By: Kirsty Laschinger

IT'S SAID THAT it's not over 'til the fat lady sings. However, analysts and investors are increasingly asking whether the consumer boom is over. Statistics SA's recent release of July retail sales showed a significant slowing in the overall real growth rate to 3,2%. That - of more concern - came in well below analysts' expectations of 6%.

But Keith Brouze, CEO of Busby, says that the figures don't accurately reflect the reality on the ground. He says that accessory sales, which are a strong indicator of how large retailers are faring, are growing at just slightly lower rates than last year. Recent updates of Foschini and Truworths' results show that the industry is still growing well.

There's anecdotal evidence to support Brouze's view. Liberty Properties' Melville Urdang says that property companies measure retail performance in two ways: from the turnovers presented and the demand for retail space. Tellingly, demand from the major retail groups for increased space remains firm, for both new stores as well as increased footprint in existing stores.

Urdang says that demand remains broad-based and he believes it unlikely that all retailers would continue to expand if they believed growth was about to implode.

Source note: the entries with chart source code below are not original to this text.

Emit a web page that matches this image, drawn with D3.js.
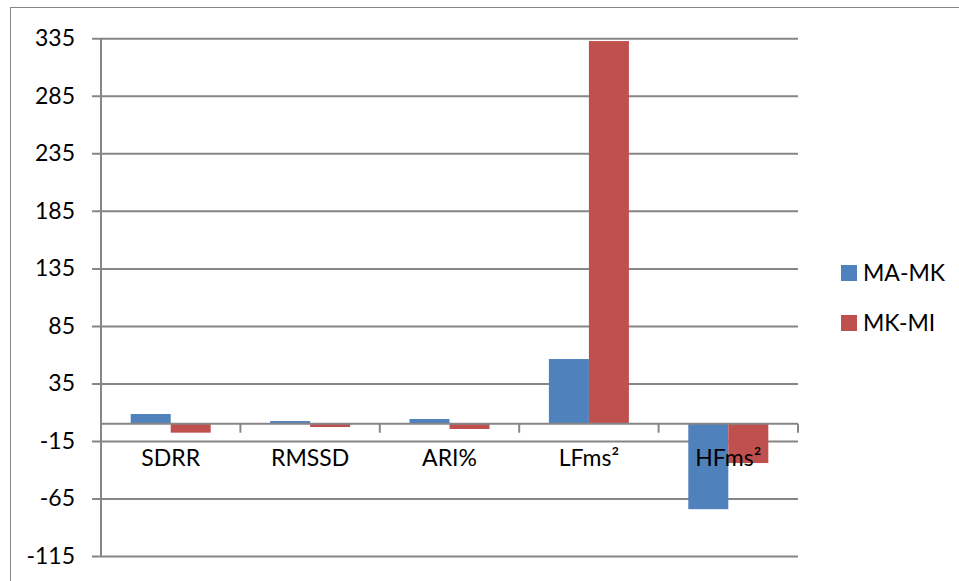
<!DOCTYPE html>
<html>
<head>
  <meta charset="utf-8">
  <script src="https://d3js.org/d3.v7.min.js"></script>
  <style>
    body { margin: 0; background: #fff; }
    text { font-family: Lato, "Open Sans", sans-serif; fill: #000; }
  </style>
</head>
<body>
<script>
  var w = 959, h = 581;

  // data
  var categories = ["SDRR", "RMSSD", "ARI%", "LFms²", "HFms²"];
  var seriesNames = ["MA-MK", "MK-MI"];
  var maMk = [8.4, 2.3, 4.1, 56.2, -74.3];
  var mkMi = [-7.8, -2.9, -4.6, 332.6, -34.2];
  var yTicks = [-115, -65, -15, 35, 85, 135, 185, 235, 285, 335];
  var colors = ["#4F81BD", "#C0504D"];

  var seriesValues = [maMk, mkMi];

  var svg = d3.select("body").append("svg").attr("width", w).attr("height", h);

  // chart border
  svg.append("rect")
    .attr("x", 10.5).attr("y", 7.5)
    .attr("width", 960).attr("height", 590)
    .attr("fill", "none").attr("stroke", "#868686");

  var plotL = 101, plotR = 798, plotT = 38.3, plotB = 556;

  var y = d3.scaleLinear().domain([-115, 335]).range([plotB, plotT]);
  var x0 = d3.scaleBand().domain(categories).range([plotL, plotR]).padding(0);
  var gap = x0.bandwidth() * 0.213;
  var x1 = d3.scaleBand().domain(seriesNames).range([gap, x0.bandwidth() - gap]);

  // gridlines + y axis (plain hyphen for negatives, like the original)
  var yAxis = d3.axisLeft(y).tickValues(yTicks).tickFormat(function(d) { return String(d); })
    .tickSize(-(plotR - plotL)).tickPadding(26).tickSizeOuter(0);
  var gy = svg.append("g").attr("transform", "translate(" + plotL + ",0)").call(yAxis);
  gy.select(".domain").remove();
  gy.selectAll(".tick line").attr("x1", -9).attr("stroke", "#868686").attr("stroke-width", 2);
  gy.selectAll(".tick text").attr("font-size", 23).attr("fill", "#000")
    .style("font-family", "Lato, sans-serif");
  svg.append("line")
    .attr("x1", plotL).attr("x2", plotL).attr("y1", plotT).attr("y2", plotB)
    .attr("stroke", "#868686").attr("stroke-width", 2);

  // bars
  var groups = svg.selectAll("g.cat")
    .data(categories)
    .enter().append("g")
    .attr("class", "cat")
    .attr("transform", function(d) { return "translate(" + x0(d) + ",0)"; });

  groups.selectAll("rect")
    .data(function(d, i) {
      return seriesNames.map(function(s, j) { return { s: s, v: seriesValues[j][i], c: colors[j] }; });
    })
    .enter().append("rect")
    .attr("x", function(d) { return x1(d.s); })
    .attr("width", x1.bandwidth())
    .attr("y", function(d) { return y(Math.max(0, d.v)); })
    .attr("height", function(d) { return Math.abs(y(d.v) - y(0)); })
    .attr("fill", function(d) { return d.c; });

  // category axis at zero
  var gx = svg.append("g").attr("transform", "translate(0," + y(0) + ")");
  gx.append("line")
    .attr("x1", plotL).attr("x2", plotR)
    .attr("stroke", "#868686").attr("stroke-width", 2);
  gx.selectAll("line.tk")
    .data(categories)
    .enter().append("line")
    .attr("class", "tk")
    .attr("x1", function(d) { return x0(d) + x0.bandwidth(); })
    .attr("x2", function(d) { return x0(d) + x0.bandwidth(); })
    .attr("y1", 0).attr("y2", 9)
    .attr("stroke", "#868686").attr("stroke-width", 2);
  gx.selectAll("text.cl")
    .data(categories)
    .enter().append("text")
    .attr("class", "cl")
    .attr("x", function(d) { return x0(d) + x0.bandwidth() / 2; })
    .attr("y", 42)
    .attr("text-anchor", "middle")
    .attr("font-size", 23)
    .text(function(d) { return d; });

  // legend
  var legend = svg.selectAll("g.leg")
    .data(seriesNames)
    .enter().append("g")
    .attr("class", "leg")
    .attr("transform", function(d, i) { return "translate(841," + (265 + i * 50) + ")"; });
  legend.append("rect").attr("width", 16).attr("height", 16)
    .attr("fill", function(d, i) { return colors[i]; });
  legend.append("text").attr("x", 22).attr("y", 16).attr("font-size", 23)
    .text(function(d) { return d; });
</script>
</body>
</html>
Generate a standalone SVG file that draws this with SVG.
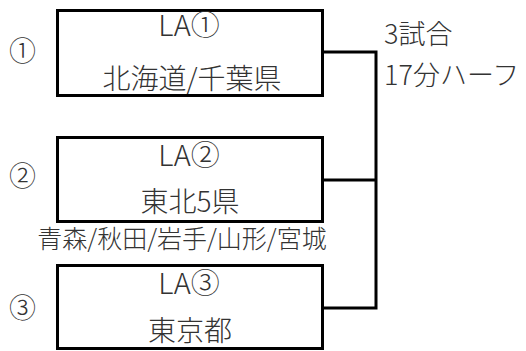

Urdang adds that one key driver for the demand for new space in suburban shopping centres by SA's major retail outlets has been the densification of housing. New stores are needed to service far larger populations in specific geographic areas than was the case in the past.

However, Nedbank Securities retail analyst Syd Vianello says that consumer spending faces a number of strong headwinds as we move towards next year. The first and most obvious is the possibility that rising interest rates will eat into the disposable income of SA's average consumer and reduce his/her spending power.

But there are other threats, such as tax changes and higher medical costs. Vianello says that the new tax regime, which will tax company car benefits, will be detrimental to the upper and middle classes.

Medical cost inflation will also rise, as manufacturers now have a window to increase prices following the introduction of medicine pricing regulations last year.

But there's a school of thought that suggests that Government's revenue overrun this year will be so large that we could expect a massive cut in basic taxes next year - which may offset all of the above.